Leave out the pictures, then output the lines of the records below from the first through the one containing "(8,6) rectangle (1175,611);".

-------- RECORDED INFORMATION

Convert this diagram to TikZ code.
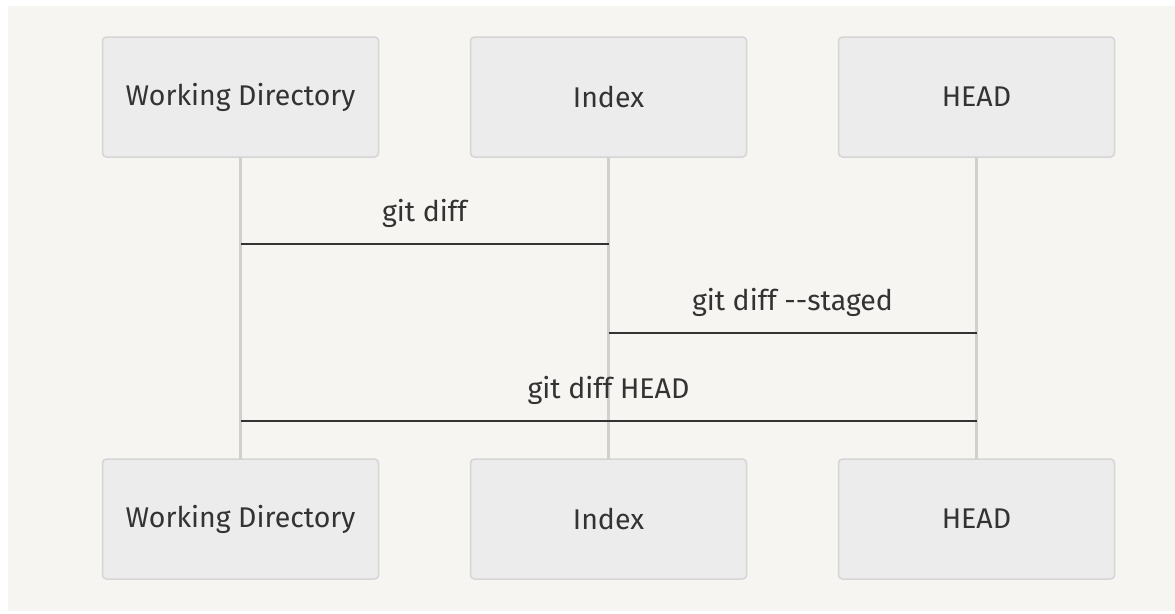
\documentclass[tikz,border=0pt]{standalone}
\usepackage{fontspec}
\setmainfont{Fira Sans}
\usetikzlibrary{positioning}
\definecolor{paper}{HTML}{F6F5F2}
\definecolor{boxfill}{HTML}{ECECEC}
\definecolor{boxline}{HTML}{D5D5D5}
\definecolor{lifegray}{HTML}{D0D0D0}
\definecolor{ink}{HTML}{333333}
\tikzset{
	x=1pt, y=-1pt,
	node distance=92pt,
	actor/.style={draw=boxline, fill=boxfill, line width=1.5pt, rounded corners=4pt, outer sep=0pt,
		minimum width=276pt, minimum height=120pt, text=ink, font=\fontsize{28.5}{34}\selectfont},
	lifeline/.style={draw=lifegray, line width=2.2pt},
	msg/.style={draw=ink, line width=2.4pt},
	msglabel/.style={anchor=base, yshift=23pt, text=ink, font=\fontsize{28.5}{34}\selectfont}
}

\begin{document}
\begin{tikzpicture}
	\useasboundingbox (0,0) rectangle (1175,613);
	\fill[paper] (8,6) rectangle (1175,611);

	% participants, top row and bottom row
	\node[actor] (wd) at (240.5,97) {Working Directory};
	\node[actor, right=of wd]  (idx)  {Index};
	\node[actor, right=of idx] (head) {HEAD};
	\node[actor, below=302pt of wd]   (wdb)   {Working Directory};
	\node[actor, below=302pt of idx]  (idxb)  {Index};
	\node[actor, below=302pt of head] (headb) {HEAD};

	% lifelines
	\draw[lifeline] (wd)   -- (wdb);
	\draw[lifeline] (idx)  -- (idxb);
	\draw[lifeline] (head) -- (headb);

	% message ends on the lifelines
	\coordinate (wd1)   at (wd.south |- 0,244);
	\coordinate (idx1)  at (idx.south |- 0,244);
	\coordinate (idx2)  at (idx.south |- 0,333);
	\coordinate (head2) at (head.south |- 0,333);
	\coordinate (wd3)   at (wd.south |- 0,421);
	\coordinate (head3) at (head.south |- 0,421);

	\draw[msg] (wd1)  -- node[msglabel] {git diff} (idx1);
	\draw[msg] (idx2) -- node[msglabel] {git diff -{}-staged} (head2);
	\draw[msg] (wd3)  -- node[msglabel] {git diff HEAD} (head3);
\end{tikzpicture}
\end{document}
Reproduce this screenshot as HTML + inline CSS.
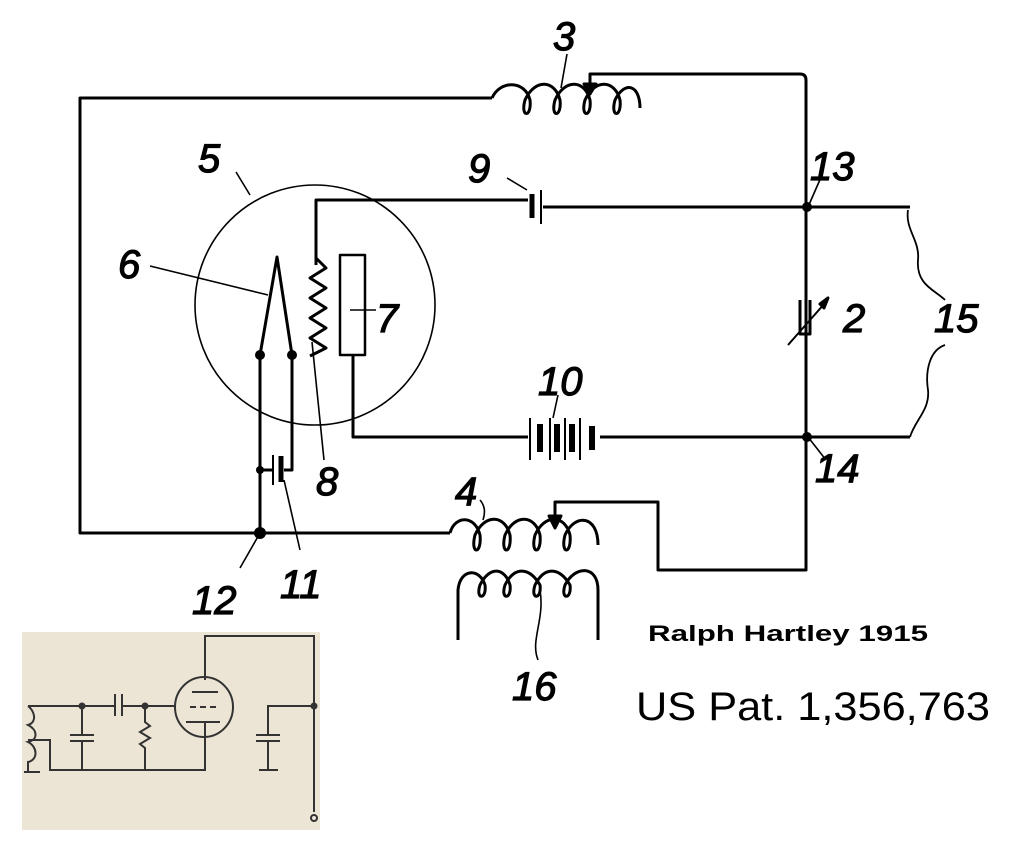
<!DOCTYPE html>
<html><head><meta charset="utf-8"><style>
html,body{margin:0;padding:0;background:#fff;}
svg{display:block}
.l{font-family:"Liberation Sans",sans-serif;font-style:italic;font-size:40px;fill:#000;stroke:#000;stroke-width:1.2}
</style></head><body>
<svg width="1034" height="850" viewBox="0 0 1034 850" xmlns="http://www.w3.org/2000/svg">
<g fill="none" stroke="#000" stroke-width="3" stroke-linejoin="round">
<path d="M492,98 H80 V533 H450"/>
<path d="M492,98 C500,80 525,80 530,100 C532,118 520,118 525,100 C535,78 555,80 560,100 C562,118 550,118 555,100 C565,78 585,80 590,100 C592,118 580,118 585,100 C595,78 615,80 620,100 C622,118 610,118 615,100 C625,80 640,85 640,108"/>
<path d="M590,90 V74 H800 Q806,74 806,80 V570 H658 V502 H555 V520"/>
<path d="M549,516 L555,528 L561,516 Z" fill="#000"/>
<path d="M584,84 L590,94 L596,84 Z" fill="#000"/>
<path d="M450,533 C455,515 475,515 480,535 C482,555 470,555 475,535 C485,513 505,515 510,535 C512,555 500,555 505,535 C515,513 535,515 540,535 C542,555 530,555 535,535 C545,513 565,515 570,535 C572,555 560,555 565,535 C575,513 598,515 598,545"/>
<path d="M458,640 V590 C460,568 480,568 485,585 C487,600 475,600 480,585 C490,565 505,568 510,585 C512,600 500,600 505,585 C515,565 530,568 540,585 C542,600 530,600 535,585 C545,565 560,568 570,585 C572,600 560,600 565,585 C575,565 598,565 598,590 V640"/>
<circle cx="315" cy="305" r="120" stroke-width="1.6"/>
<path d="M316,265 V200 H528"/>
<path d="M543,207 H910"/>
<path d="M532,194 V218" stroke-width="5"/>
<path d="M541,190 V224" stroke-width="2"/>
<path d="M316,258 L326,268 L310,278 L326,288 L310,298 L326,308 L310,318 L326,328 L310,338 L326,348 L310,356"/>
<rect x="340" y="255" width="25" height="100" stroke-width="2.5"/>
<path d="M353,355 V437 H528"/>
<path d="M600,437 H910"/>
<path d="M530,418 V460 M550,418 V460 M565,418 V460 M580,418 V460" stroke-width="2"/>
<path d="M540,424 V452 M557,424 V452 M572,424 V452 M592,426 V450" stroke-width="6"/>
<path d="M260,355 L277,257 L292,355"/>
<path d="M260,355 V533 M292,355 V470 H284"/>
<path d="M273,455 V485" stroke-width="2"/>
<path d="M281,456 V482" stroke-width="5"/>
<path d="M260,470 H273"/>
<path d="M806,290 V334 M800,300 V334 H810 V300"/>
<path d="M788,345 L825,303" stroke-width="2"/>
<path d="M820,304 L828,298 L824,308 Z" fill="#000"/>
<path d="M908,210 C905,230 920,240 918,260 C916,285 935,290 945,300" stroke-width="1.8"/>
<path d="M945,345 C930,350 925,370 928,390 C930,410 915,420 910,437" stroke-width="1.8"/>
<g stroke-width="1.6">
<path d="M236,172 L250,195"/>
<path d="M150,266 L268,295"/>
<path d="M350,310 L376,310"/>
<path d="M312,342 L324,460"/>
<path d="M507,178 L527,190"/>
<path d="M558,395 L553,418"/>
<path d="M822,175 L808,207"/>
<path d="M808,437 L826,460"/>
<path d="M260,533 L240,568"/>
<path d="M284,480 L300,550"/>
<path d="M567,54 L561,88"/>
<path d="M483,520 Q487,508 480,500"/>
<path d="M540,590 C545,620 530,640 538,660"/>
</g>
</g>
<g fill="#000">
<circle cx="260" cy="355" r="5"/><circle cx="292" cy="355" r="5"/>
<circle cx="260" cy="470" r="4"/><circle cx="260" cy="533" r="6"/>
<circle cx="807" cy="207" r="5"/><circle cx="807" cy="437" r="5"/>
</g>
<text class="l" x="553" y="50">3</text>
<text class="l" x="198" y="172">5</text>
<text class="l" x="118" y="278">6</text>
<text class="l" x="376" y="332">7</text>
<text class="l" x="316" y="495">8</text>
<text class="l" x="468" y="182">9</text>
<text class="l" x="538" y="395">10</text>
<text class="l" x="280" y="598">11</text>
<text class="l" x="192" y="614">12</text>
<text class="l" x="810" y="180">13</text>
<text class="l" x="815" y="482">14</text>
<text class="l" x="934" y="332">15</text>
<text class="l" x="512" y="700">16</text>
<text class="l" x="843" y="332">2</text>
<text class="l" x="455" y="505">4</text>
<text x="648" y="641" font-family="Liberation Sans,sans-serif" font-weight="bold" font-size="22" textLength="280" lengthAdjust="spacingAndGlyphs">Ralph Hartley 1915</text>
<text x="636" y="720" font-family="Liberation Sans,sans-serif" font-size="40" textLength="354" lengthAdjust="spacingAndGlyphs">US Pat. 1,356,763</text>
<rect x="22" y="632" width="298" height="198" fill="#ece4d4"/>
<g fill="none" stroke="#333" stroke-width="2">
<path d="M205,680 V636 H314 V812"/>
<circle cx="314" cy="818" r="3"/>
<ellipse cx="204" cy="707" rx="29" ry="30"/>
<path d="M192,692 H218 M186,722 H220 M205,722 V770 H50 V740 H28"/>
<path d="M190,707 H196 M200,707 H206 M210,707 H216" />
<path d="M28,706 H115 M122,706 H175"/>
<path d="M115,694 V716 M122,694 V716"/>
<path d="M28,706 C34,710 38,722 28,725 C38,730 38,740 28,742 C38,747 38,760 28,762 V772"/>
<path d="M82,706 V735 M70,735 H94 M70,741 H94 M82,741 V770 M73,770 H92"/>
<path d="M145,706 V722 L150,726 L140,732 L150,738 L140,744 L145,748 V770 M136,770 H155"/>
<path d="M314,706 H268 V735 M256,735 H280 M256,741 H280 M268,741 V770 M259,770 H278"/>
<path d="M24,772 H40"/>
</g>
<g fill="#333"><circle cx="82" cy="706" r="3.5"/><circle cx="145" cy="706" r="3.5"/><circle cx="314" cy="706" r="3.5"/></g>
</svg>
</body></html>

----------------

### SOLVED EXERCISE
Convert this diagram to TikZ code.
\documentclass[tikz,border=0pt]{standalone}
\usepackage{fontspec}
\setmainfont{Fira Sans}
\usetikzlibrary{positioning}
\definecolor{paper}{HTML}{F6F5F2}
\definecolor{boxfill}{HTML}{ECECEC}
\definecolor{boxline}{HTML}{D5D5D5}
\definecolor{lifegray}{HTML}{D0D0D0}
\definecolor{ink}{HTML}{333333}
\tikzset{
	x=1pt, y=-1pt,
	node distance=92pt,
	actor/.style={draw=boxline, fill=boxfill, line width=1.5pt, rounded corners=4pt, outer sep=0pt,
		minimum width=276pt, minimum height=120pt, text=ink, font=\fontsize{28.5}{34}\selectfont},
	lifeline/.style={draw=lifegray, line width=2.2pt},
	msg/.style={draw=ink, line width=2.4pt},
	msglabel/.style={anchor=base, yshift=23pt, text=ink, font=\fontsize{28.5}{34}\selectfont}
}

\begin{document}
\begin{tikzpicture}
	\useasboundingbox (0,0) rectangle (1175,613);
	\fill[paper] (8,6) rectangle (1175,611);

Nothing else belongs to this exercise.